The role of school boards, their governance practices and sense of effectiveness in suburban, urban, and rural settings in the United States
This study examined the attitudes school board members have toward nine components of governance and their relationship to board effectiveness in suburban, urban, and rural settings of the United States. The governance practices under investigation were teamwork, financial planning, financial management, financial analysis, policy orientation, academic assessment, curriculum evaluation, curriculum investment, and technology investment. School board members were asked to describe how their perceptions of school board service changed and what actual changes they experienced since they were first elected. The role of school board members in suburban, urban, and rural districts was compared. The study was limited to two city, suburban, and rural districts selected within regional proximity to each other in each of 50 states, totaling 300 boards of education.
This nationwide study portrays the uniqueness of school boards in their particular settings and illuminates the commonalities among boards across suburban, urban, and rural environments.

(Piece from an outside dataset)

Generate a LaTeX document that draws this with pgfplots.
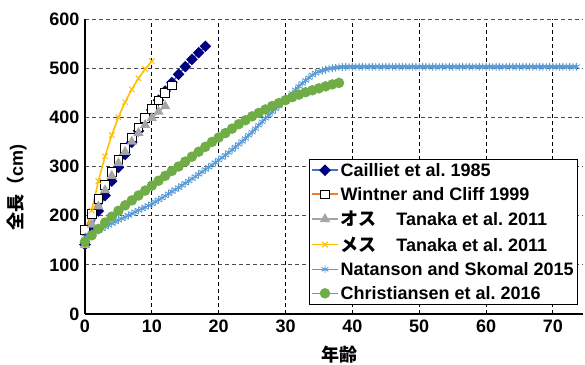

The results of a regression analysis indicated a circle of influence for the governance factors of financial planning, financial analysis, financial management, teamwork, academic assessment, and policy orientation to board effectiveness. Fifty-two percent of board effectiveness is associated with these factors. There are few tools for boards to use to self-evaluate that have been validated as predictors of school board effectiveness. This study provides a self-evaluation model for measuring successful school board governance as described by board members across the nation in suburban, urban, and rural settings.